**TASK DETAILS:**
Exactly and only the lines from the one containing "Rebuild this chart" through the one containing "fig = go.Figure()" are to be repeated, both ends included.

**DATA ENTRIES:**
^^^^^^^^
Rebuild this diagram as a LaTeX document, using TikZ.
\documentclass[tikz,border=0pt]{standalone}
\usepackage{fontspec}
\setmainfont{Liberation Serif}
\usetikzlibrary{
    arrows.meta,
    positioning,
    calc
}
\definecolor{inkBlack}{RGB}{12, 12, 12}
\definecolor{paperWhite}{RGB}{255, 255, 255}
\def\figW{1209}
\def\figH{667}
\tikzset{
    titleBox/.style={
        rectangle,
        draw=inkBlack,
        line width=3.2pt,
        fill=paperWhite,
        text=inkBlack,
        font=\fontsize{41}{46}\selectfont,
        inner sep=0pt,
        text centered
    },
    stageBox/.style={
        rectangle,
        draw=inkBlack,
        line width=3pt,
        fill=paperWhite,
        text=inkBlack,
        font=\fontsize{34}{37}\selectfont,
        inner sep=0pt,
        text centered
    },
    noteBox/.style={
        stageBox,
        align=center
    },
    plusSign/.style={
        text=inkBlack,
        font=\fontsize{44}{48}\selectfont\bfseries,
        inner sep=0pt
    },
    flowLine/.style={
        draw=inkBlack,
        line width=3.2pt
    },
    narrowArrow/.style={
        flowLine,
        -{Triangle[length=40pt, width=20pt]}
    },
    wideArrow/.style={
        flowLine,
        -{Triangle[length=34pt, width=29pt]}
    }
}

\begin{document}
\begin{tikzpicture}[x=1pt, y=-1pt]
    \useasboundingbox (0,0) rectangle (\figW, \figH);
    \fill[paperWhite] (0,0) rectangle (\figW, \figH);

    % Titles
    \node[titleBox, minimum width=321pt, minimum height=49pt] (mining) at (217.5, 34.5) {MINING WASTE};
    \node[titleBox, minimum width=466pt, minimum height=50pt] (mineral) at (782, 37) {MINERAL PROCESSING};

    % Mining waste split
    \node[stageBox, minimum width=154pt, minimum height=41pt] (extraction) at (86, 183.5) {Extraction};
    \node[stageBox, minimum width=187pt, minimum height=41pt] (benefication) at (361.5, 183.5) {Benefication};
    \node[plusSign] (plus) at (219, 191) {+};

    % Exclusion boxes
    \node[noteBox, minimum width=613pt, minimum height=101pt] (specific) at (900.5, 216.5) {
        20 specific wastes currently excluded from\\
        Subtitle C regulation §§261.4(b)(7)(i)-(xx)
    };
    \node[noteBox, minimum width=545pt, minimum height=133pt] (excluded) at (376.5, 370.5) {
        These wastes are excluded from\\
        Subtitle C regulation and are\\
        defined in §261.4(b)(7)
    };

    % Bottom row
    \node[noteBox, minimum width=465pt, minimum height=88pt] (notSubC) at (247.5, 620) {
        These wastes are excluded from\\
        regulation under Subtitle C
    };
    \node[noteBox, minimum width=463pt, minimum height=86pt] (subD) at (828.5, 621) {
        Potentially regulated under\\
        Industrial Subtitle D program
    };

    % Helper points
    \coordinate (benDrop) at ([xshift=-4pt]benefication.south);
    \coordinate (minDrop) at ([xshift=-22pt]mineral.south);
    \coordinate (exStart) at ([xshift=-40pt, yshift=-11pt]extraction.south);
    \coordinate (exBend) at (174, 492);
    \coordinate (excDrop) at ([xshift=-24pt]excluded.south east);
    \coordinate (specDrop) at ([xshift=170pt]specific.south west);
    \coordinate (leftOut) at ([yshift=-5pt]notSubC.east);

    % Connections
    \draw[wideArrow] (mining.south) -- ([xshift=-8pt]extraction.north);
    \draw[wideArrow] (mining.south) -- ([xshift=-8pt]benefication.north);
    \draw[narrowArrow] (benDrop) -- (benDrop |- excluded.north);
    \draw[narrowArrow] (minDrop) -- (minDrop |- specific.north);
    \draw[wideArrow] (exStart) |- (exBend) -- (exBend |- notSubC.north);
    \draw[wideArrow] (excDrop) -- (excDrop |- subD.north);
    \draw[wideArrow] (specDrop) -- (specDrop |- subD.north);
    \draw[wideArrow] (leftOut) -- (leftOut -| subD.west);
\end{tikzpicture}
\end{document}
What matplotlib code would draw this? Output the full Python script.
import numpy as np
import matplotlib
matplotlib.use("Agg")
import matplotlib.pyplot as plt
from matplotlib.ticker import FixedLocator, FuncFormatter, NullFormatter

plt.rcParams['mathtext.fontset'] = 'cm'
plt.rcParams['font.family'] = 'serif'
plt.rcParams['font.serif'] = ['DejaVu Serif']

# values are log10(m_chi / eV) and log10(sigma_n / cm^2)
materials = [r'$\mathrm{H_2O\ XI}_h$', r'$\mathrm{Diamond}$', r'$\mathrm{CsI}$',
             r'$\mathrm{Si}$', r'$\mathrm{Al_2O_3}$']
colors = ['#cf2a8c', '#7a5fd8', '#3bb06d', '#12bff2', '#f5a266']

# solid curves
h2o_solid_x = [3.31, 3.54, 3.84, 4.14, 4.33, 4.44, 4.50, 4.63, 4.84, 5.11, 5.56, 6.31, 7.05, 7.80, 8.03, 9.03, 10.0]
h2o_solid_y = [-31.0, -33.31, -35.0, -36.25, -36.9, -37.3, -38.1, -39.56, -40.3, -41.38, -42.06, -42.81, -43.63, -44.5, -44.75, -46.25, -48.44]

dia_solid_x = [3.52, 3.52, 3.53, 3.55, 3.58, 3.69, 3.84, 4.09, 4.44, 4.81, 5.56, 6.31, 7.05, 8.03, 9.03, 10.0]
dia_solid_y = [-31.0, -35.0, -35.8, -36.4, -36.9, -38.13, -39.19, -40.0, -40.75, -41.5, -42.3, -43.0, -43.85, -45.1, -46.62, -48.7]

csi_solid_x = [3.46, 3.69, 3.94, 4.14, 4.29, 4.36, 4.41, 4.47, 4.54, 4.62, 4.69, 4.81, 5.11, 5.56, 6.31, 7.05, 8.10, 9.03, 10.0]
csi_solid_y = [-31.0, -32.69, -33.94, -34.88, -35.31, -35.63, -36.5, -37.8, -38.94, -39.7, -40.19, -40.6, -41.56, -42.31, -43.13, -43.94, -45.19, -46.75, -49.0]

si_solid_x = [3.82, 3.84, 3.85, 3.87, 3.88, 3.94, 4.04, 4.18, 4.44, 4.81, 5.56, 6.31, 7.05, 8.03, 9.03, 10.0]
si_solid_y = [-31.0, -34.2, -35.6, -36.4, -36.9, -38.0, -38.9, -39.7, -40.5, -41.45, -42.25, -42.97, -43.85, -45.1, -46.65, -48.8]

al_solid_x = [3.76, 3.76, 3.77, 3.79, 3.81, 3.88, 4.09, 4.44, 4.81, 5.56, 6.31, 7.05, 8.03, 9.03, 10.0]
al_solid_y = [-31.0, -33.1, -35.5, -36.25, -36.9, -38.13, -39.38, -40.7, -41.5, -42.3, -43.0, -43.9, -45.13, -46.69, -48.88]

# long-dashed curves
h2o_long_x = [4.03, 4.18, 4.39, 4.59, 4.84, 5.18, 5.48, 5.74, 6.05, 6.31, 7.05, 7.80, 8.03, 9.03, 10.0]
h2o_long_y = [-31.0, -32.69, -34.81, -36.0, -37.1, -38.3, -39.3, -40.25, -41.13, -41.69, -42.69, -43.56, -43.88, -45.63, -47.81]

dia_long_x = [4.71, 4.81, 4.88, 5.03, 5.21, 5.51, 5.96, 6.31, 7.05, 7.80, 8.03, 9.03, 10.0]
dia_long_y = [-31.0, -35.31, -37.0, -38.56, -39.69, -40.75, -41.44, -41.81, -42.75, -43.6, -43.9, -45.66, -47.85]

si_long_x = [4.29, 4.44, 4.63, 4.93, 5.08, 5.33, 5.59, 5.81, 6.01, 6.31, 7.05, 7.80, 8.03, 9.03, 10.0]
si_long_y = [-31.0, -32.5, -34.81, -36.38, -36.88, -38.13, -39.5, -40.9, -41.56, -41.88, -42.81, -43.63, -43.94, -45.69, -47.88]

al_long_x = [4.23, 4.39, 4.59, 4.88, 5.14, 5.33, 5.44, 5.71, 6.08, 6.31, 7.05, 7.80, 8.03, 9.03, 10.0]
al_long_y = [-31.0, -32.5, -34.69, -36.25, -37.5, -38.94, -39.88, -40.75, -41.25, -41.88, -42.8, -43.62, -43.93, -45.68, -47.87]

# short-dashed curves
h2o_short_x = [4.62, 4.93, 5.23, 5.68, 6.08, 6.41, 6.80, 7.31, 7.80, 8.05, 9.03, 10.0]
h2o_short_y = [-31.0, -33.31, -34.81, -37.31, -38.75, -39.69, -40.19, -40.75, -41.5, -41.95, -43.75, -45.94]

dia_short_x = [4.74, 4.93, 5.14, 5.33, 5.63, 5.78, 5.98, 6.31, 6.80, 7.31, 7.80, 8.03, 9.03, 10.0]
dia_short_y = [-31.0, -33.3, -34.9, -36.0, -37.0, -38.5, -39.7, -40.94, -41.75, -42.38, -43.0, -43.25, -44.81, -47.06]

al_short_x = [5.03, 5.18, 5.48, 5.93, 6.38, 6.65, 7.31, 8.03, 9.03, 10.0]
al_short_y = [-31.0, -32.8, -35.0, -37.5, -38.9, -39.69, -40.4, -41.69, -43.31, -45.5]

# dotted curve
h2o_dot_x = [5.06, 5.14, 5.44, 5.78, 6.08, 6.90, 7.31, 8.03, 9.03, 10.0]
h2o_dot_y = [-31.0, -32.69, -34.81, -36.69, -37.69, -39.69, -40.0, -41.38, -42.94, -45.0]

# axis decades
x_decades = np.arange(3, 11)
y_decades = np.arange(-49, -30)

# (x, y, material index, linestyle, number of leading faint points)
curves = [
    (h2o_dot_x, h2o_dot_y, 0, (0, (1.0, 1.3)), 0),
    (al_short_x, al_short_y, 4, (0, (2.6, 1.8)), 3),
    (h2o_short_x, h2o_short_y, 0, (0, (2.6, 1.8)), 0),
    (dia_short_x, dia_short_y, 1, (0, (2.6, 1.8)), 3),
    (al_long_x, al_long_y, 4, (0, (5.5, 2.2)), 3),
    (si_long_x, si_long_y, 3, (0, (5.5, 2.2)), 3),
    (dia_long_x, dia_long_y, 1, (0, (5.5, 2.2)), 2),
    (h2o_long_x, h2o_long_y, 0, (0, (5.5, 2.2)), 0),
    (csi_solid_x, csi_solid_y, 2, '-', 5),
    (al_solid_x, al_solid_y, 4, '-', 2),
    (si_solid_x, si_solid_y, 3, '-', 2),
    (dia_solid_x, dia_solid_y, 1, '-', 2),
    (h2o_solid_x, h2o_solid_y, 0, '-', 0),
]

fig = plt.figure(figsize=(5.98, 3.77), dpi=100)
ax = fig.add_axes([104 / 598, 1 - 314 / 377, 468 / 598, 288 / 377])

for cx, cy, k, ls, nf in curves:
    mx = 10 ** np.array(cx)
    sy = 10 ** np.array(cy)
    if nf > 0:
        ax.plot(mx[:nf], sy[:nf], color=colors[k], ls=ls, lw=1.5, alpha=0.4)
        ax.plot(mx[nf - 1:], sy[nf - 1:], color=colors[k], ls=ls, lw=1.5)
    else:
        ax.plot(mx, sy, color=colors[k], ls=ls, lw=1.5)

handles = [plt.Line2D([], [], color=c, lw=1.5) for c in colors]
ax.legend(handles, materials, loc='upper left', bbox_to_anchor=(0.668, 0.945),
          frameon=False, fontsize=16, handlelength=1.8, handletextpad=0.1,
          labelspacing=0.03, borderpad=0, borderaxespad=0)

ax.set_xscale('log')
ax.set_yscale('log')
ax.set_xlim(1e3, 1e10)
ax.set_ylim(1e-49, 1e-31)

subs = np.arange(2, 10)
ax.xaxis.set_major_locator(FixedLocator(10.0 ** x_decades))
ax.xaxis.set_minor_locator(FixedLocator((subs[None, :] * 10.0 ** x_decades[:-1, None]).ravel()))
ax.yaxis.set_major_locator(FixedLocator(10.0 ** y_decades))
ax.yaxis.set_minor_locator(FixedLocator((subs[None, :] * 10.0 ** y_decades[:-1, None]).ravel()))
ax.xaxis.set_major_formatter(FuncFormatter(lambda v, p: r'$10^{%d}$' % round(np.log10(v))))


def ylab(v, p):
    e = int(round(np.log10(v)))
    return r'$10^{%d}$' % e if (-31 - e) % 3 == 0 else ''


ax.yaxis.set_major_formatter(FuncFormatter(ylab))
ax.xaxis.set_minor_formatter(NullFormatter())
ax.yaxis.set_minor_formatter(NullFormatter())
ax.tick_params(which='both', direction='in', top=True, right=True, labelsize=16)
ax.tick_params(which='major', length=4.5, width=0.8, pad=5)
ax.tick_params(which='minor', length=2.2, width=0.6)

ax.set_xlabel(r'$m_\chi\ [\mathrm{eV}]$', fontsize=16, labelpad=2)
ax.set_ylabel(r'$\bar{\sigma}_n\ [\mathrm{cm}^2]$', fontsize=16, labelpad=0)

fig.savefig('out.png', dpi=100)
^^^^^^^^
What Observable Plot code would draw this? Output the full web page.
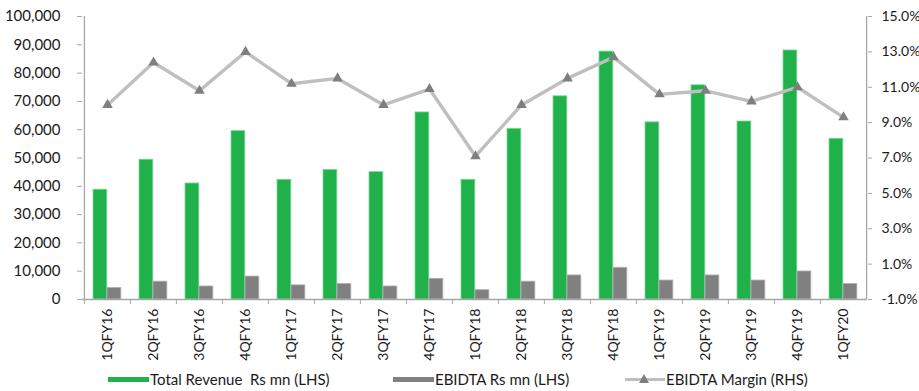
^^^^^^^^
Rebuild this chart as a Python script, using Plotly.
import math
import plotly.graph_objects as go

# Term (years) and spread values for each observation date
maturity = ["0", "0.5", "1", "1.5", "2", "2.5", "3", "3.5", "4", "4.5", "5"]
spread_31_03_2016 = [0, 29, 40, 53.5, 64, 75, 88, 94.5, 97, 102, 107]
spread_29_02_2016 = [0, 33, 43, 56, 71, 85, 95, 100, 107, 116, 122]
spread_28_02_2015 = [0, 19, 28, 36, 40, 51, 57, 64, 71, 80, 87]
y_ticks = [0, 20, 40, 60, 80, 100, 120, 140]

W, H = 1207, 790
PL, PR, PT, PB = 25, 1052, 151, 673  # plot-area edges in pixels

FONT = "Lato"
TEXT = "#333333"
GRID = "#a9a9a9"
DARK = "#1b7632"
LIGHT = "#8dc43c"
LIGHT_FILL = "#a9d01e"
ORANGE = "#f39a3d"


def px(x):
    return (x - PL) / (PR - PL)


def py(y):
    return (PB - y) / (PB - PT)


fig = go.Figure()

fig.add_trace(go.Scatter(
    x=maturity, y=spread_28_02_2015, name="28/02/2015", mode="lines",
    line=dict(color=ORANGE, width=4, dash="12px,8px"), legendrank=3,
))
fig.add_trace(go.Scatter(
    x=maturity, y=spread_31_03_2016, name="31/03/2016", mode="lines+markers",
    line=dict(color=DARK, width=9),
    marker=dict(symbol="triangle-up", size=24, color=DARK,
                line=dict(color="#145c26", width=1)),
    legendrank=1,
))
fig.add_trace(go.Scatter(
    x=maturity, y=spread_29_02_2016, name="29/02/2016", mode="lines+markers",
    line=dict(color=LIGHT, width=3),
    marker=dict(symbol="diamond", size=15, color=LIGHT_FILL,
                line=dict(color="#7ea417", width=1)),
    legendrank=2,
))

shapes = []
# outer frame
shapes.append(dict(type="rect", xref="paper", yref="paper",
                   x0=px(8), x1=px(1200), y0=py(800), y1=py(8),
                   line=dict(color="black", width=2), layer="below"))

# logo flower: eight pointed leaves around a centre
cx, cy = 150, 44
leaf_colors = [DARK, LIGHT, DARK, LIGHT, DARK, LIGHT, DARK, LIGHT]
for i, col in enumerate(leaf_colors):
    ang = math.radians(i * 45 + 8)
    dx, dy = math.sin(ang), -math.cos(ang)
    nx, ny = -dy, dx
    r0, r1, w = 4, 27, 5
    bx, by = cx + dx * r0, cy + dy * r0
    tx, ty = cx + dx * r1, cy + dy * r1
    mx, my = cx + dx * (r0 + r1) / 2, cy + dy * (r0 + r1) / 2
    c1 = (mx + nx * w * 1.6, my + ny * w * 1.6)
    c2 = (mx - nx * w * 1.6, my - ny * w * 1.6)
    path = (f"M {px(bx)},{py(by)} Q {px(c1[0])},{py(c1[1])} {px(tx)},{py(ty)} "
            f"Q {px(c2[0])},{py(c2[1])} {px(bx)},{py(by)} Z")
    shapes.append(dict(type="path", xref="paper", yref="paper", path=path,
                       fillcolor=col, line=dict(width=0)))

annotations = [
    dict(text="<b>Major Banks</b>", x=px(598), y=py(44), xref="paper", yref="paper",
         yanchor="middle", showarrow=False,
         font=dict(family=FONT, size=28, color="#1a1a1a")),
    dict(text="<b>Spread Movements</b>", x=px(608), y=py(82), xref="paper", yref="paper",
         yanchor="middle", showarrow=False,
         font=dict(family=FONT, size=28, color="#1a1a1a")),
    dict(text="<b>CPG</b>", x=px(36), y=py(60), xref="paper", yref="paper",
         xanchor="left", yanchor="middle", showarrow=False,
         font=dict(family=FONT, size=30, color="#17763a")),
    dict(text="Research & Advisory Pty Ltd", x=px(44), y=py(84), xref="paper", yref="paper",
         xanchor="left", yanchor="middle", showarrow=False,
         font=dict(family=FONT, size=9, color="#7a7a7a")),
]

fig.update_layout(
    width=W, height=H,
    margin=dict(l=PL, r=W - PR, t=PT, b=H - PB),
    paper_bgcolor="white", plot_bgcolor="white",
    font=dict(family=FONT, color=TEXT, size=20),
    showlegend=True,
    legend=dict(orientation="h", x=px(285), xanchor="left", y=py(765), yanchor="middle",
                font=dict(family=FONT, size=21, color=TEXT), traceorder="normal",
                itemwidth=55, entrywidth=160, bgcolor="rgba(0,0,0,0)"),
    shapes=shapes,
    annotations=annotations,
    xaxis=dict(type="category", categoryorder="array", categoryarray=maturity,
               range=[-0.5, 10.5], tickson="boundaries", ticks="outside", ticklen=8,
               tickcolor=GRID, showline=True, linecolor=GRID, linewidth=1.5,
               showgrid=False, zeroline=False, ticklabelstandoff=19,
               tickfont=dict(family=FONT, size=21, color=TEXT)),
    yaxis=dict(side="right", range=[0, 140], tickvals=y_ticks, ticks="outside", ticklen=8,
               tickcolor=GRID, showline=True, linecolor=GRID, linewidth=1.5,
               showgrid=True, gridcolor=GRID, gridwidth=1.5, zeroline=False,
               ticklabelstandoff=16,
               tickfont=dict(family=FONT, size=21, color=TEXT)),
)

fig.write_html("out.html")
^^^^^^^^
**OUTPUT:**
Rebuild this chart as a Python script, using Plotly.
import math
import plotly.graph_objects as go

# Term (years) and spread values for each observation date
maturity = ["0", "0.5", "1", "1.5", "2", "2.5", "3", "3.5", "4", "4.5", "5"]
spread_31_03_2016 = [0, 29, 40, 53.5, 64, 75, 88, 94.5, 97, 102, 107]
spread_29_02_2016 = [0, 33, 43, 56, 71, 85, 95, 100, 107, 116, 122]
spread_28_02_2015 = [0, 19, 28, 36, 40, 51, 57, 64, 71, 80, 87]
y_ticks = [0, 20, 40, 60, 80, 100, 120, 140]

W, H = 1207, 790
PL, PR, PT, PB = 25, 1052, 151, 673  # plot-area edges in pixels

FONT = "Lato"
TEXT = "#333333"
GRID = "#a9a9a9"
DARK = "#1b7632"
LIGHT = "#8dc43c"
LIGHT_FILL = "#a9d01e"
ORANGE = "#f39a3d"


def px(x):
    return (x - PL) / (PR - PL)


def py(y):
    return (PB - y) / (PB - PT)


fig = go.Figure()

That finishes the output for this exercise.